Non esiste una causalità pura, priva della qualificazione che ad essa fornisce il criterio di imputazione: quest’ultimo può essere implicito, ma diversamente da quanto in genere si ritiene non può non esserci.

Nel momento in cui norme come gli articoli 2049 (Responsabilità dei padroni e dei committenti), 2051 (Danno cagionato da cose in custodia), 2052 (Danno cagionato da animali), 2053 (Rovina di edificio), 2054 (Circolazione di veicoli), comma IV, che il legislatore aveva concepite come ipotesi nelle quali, rifiutata la responsabilità oggettiva, restava come altro criterio di imputazione solo la colpa, sono diventate norme di responsabilità oggettiva, continuare a pensare al 2050 come regola di responsabilità per colpa diventa sistematicamente incongruo.

L’interpretazione storica e l’interpretazione sistematica cospirano in senso antagonista rispetto all’interpretazione letterale, e possono a questo punto essere dichiarate prevalenti.

Il modello adottato dal legislatore e contemplante l’esonero da responsabilità per l’autore dell’attività pericolosa che provasse di avere adottato tutte le misure idonee a evitare il danno si è trasformato in un modello che tale autore rende responsabile anche quando provi di avere adottato tutte le misure idonee a evitare il danno.

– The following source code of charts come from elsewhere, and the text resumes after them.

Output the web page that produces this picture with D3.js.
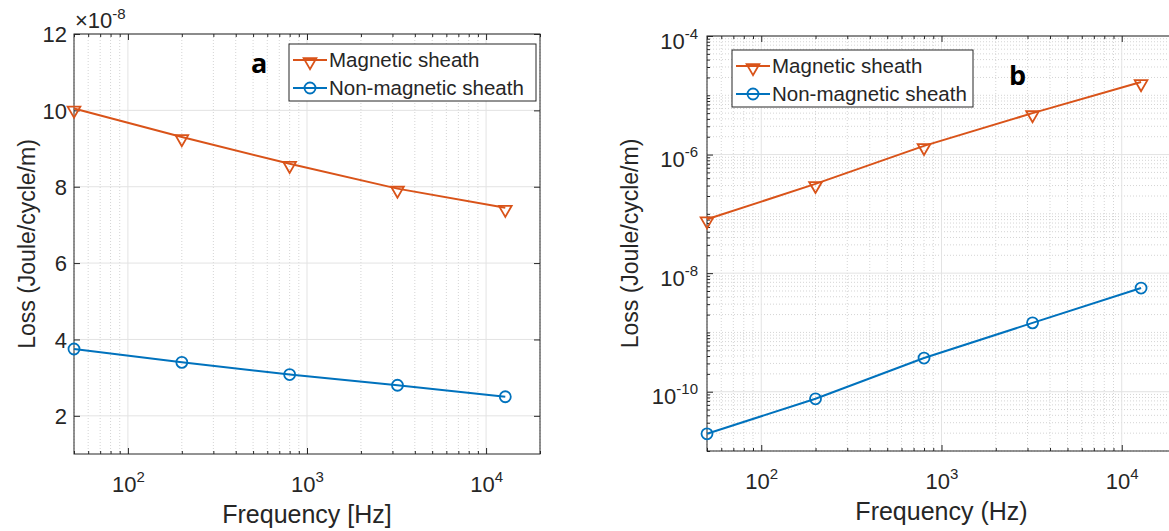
<!DOCTYPE html>
<html>
<head>
<meta charset="utf-8">
<script src="https://cdn.jsdelivr.net/npm/d3@7"></script>
<style>
  body { margin: 0; background: #fff; }
  svg { font-family: "Liberation Sans", Arial, Helvetica, sans-serif; }
</style>
</head>
<body>
<svg id="chart" width="1169" height="531"></svg>
<script>
// Data
const freqs = [50, 200, 800, 3200, 12800];
const xTicks = [1e2, 1e3, 1e4];
const seriesNames = ['Magnetic sheath', 'Non-magnetic sheath'];
const seriesColors = ['#D95319', '#0072BD'];
const seriesMarkers = ['tri', 'circle'];

// panel a: linear y, values in units of 1e-8 J/cycle/m
const lossMagA = [10.05, 9.3, 8.6, 7.95, 7.45];
const lossNonMagA = [3.75, 3.4, 3.08, 2.8, 2.5];
const yTicksA = [2, 4, 6, 8, 10, 12];

// panel b: log y
const lossMagB = [8.1e-8, 3.2e-7, 1.4e-6, 5.0e-6, 1.67e-5];
const lossNonMagB = [1.95e-11, 7.6e-11, 3.7e-10, 1.45e-9, 5.6e-9];
const yTicksB = [1e-10, 1e-8, 1e-6, 1e-4];

const svg = d3.select('#chart');
const ink = '#262626';

// write "10" with a superscript exponent into a text element
function powLabel(sel, exp) {
  sel.text('10');
  sel.append('tspan').attr('dy', -10).attr('font-size', 15).text(exp);
}

function isLabelled(v, list) {
  return list.some(t => Math.abs(t - v) / t < 1e-9);
}

function drawMarker(sel, type, color) {
  if (type === 'tri') {
    sel.append('path')
      .attr('d', d3.symbol(d3.symbolTriangle, 70)())
      .attr('transform', 'translate(0,1.8) rotate(180)')
      .attr('fill', 'none').attr('stroke', color).attr('stroke-width', 1.8);
  } else {
    sel.append('circle').attr('r', 5.5)
      .attr('fill', 'none').attr('stroke', color).attr('stroke-width', 1.8);
  }
}

function drawPanel(p) {
  const x = d3.scaleLog().domain([50, 20000]).range([0, p.width]);
  const y = p.yScale.range([p.height, 0]);
  const g = svg.append('g').attr('transform', `translate(${p.left},${p.top})`);

  // minor grid
  const xMinor = x.ticks().filter(v => !isLabelled(v, xTicks));
  const grid = g.append('g');
  grid.selectAll('.xminor').data(xMinor).join('line')
    .attr('x1', d => x(d)).attr('x2', d => x(d))
    .attr('y1', 0).attr('y2', p.height)
    .attr('stroke', '#d4d4d4').attr('stroke-dasharray', '1,2');
  let yMinor = [];
  if (p.log) {
    yMinor = y.ticks().filter(v => !isLabelled(v, p.yTicks));
    grid.selectAll('.yminor').data(yMinor).join('line')
      .attr('y1', d => y(d)).attr('y2', d => y(d))
      .attr('x1', 0).attr('x2', p.width)
      .attr('stroke', '#d4d4d4').attr('stroke-dasharray', '1,2');
  }
  // major grid
  grid.selectAll('.xmajor').data(xTicks).join('line')
    .attr('x1', d => x(d)).attr('x2', d => x(d))
    .attr('y1', 0).attr('y2', p.height)
    .attr('stroke', '#e3e3e3');
  grid.selectAll('.ymajor').data(p.yTicks).join('line')
    .attr('y1', d => y(d)).attr('y2', d => y(d))
    .attr('x1', 0).attr('x2', p.width)
    .attr('stroke', '#e3e3e3');

  // axes with inward ticks on all four sides
  const styleAxis = ax => {
    ax.select('.domain').remove();
    ax.selectAll('.tick line').attr('stroke', ink);
    ax.attr('font-family', null).attr('font-size', 22).attr('fill', ink);
    ax.selectAll('.tick text').attr('fill', ink);
  };

  const gx = g.append('g').attr('transform', `translate(0,${p.height})`)
    .call(d3.axisBottom(x).tickValues(xTicks).tickSizeInner(-6).tickSizeOuter(0));
  styleAxis(gx);
  gx.selectAll('.tick text').attr('y', 38).attr('dy', null)
    .each(function (d) { powLabel(d3.select(this), Math.round(Math.log10(d))); });
  g.append('g').call(d3.axisTop(x).tickValues(xTicks).tickSizeInner(-6).tickSizeOuter(0).tickFormat(''))
    .call(styleAxis);
  g.append('g').attr('transform', `translate(0,${p.height})`)
    .call(d3.axisBottom(x).tickValues(xMinor).tickSizeInner(-3).tickSizeOuter(0).tickFormat(''))
    .call(styleAxis);
  g.append('g')
    .call(d3.axisTop(x).tickValues(xMinor).tickSizeInner(-3).tickSizeOuter(0).tickFormat(''))
    .call(styleAxis);

  const gy = g.append('g')
    .call(d3.axisLeft(y).tickValues(p.yTicks).tickSizeInner(-6).tickSizeOuter(0));
  styleAxis(gy);
  if (p.log) {
    gy.selectAll('.tick text').attr('x', -9).attr('dy', '0.55em')
      .each(function (d) { powLabel(d3.select(this), Math.round(Math.log10(d))); });
  } else {
    gy.selectAll('.tick text').attr('x', -7).attr('dy', '0.35em');
  }
  g.append('g').attr('transform', `translate(${p.width},0)`)
    .call(d3.axisRight(y).tickValues(p.yTicks).tickSizeInner(-6).tickSizeOuter(0).tickFormat(''))
    .call(styleAxis);
  if (p.log) {
    g.append('g')
      .call(d3.axisLeft(y).tickValues(yMinor).tickSizeInner(-3).tickSizeOuter(0).tickFormat(''))
      .call(styleAxis);
    g.append('g').attr('transform', `translate(${p.width},0)`)
      .call(d3.axisRight(y).tickValues(yMinor).tickSizeInner(-3).tickSizeOuter(0).tickFormat(''))
      .call(styleAxis);
  }

  // box
  g.append('rect').attr('width', p.width).attr('height', p.height)
    .attr('fill', 'none').attr('stroke', ink).attr('stroke-width', 1);

  // series
  const line = d3.line().x(d => x(d[0])).y(d => y(d[1]));
  p.series.forEach((vals, i) => {
    const pts = freqs.map((f, j) => [f, vals[j]]);
    g.append('path').datum(pts).attr('d', line)
      .attr('fill', 'none').attr('stroke', seriesColors[i]).attr('stroke-width', 2);
    g.append('g').selectAll('g').data(pts).join('g')
      .attr('transform', d => `translate(${x(d[0])},${y(d[1])})`)
      .each(function () { drawMarker(d3.select(this), seriesMarkers[i], seriesColors[i]); });
  });

  // axis labels
  g.append('text').attr('x', p.width / 2).attr('y', p.height + 69)
    .attr('text-anchor', 'middle').attr('font-size', 25).attr('fill', ink)
    .text(p.xLabel);
  g.append('text')
    .attr('transform', `translate(${p.yLabelX},${p.height / 2}) rotate(-90)`)
    .attr('text-anchor', 'middle').attr('font-size', 23).attr('fill', ink)
    .text('Loss (Joule/cycle/m)');

  // panel letter
  g.append('text').attr('x', p.letterX).attr('y', p.letterY)
    .attr('font-family', '"Open Sans", "DejaVu Sans", sans-serif')
    .attr('font-weight', 'bold').attr('font-size', 27).attr('fill', '#000')
    .text(p.letter);

  // legend
  const lg = g.append('g').attr('transform', `translate(${p.legX},${p.legY})`);
  lg.append('rect').attr('width', p.legW).attr('height', 57)
    .attr('fill', '#fff').attr('stroke', ink).attr('stroke-width', 1);
  seriesNames.forEach((name, i) => {
    const ry = 16 + i * 28;
    lg.append('line').attr('x1', 4).attr('x2', 38).attr('y1', ry).attr('y2', ry)
      .attr('stroke', seriesColors[i]).attr('stroke-width', 2);
    drawMarker(lg.append('g').attr('transform', `translate(21,${ry})`), seriesMarkers[i], seriesColors[i]);
    lg.append('text').attr('x', 40).attr('y', ry).attr('dy', '0.35em')
      .attr('font-size', 20.5).attr('fill', ink).text(name);
  });

  return g;
}

// panel a
const ga = drawPanel({
  left: 74, top: 34, width: 466, height: 420,
  yScale: d3.scaleLinear().domain([1, 12]), yTicks: yTicksA, log: false,
  series: [lossMagA, lossNonMagA],
  xLabel: 'Frequency [Hz]', yLabelX: -39,
  letter: 'a', letterX: 177, letterY: 39,
  legX: 215, legY: 10, legW: 247
});
// exponent note above the linear axis
const ex = ga.append('text').attr('x', 1).attr('y', -6)
  .attr('font-size', 22).attr('fill', ink).text('\u00d710');
ex.append('tspan').attr('dy', -9).attr('font-size', 15).text('-8');

// panel b
drawPanel({
  left: 707, top: 36, width: 469, height: 415,
  yScale: d3.scaleLog().domain([1e-11, 1e-4]), yTicks: yTicksB, log: true,
  series: [lossMagB, lossNonMagB],
  xLabel: 'Frequency (Hz)', yLabelX: -69,
  letter: 'b', letterX: 302, letterY: 49,
  legX: 25, legY: 14, legW: 241
});
</script>
</body>
</html>
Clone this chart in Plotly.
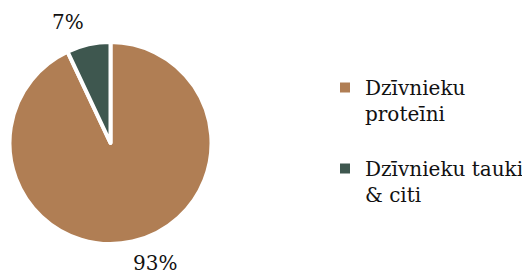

Il 2050 (Responsabilità per l’esercizio di attività pericolose) ha suscitato interesse di recente sia nella ricognizione teorica che in quella orientata espressamente verso obiettivi di codificazione.

Anzitutto il codice civile portoghese del 1967 riproduce alla lettera il 2050.

Il 2050 ha poi costituito oggetto di particolare attenzione in altre culture giuridiche come la tedesca, la svizzera, ed ultimamente la belga.

Quando negli ordinamenti si adotta una regola generale di responsabilità oggettiva la sfera di rischio, alla quale una tale responsabilità viene commisurata, viene identificata col pericolo od il particolare pericolo, al quale viene fatto richiamo per caratterizzare quale requisito necessario e qualificante l’attività imputata.

Quando invece si scelga la via alternativa di una responsabilità oggettiva delimitata per tipi di rischio, il riferimento alla pericolosità viene meno perché superato dalla connotazione più analitica fornita dalla stessa denominazione della fonte di danno e dalla descrizione di essa.

Quest’ultima è la via tedesca e, in genere, quella degli ordinamenti che non abbiano ancora adottato una norma generale di responsabilità fondata su un criterio diverso dalla colpa.

La via per interventi settoriali caratterizza l’Unione europea, per la natura medesima delle direttive, mentre la soluzione adottata dal codice civile olandese si può dire intermedia, poiché esso, dopo aver disciplinato la responsabilità da cose e da attività secondo un modello che risulta molto vicino a quello italiano, dedica un’intera sezione al danno da prodotti.

Il legislatore italiano ha inserito la regola del 2050 tutt’intera in una disciplina di settore, quella del trattamento dei dati personali.

Con la l. 675/1996, ora rifluita nel d. lgs. 196/2003 sulla tutela della persona in materia di dati, il nostro ordinamento ha stabilito tra l’altro una responsabilità per i danni cagionati da un trattamento illecito dei dati, prevedendo, nell’originario 18, che chiunque cagiona danno ad altri per effetto del trattamento di dati personali è tenuto al risarcimento ai sensi dell’art. 2050 del codice civile.

L’applicazione del 2050 ai danni da trattamento dei dati significa l’estensione di quest’ultima norma oltre l’àmbito ad essa ragionevolmente riferibile.

Quando la Relazione al codice metteva in evidenza la novità del 2050, faceva riferimento alla pericolosità della tecnologia che opera nel mondo materiale, non a quella che dà vita alla realtà virtuale.

Veniva generalizzata infatti la regola precedentemente contenuta nell’allora vigente t.u. sulla circolazione stradale, che sarebbe stata riprodotta nello stesso Codice civile al 2054 (Circolazione di veicoli).

Ecco perché considerare il trattamento dei dati personali alla stregua delle ferrovie o delle attività che in generale sono fonte di infortuni sul lavoro è una forzatura evitabile.

Supponendo che la responsabilità da trattamento dei dati preesistesse alla legge, da quest’ultima norma finisce con l’emergere un’interpretazione autentica del 2050, nella quale viene detto che la norma, sinora applicata solo alle attività di pericolosità materiale, va estesa anche alle attività pericolose della realtà virtuale.

È come se ad un certo momento, resosi conto dell’incremento di significato subìto dal Libro IV (Delle obbligazioni), Titolo IX (Dei fatti illeciti) ad opera della giurisprudenza, il legislatore avesse deciso di rompere gli indugi per riguadagnare l’iniziativa.

Però l’ha fatto mimando la giurisprudenza, cioè attraverso forme che quest’ultima si è vista costretta ad adottare proprio per il mancato intervento legislativo, e perciò interpretando male il proprio ruolo.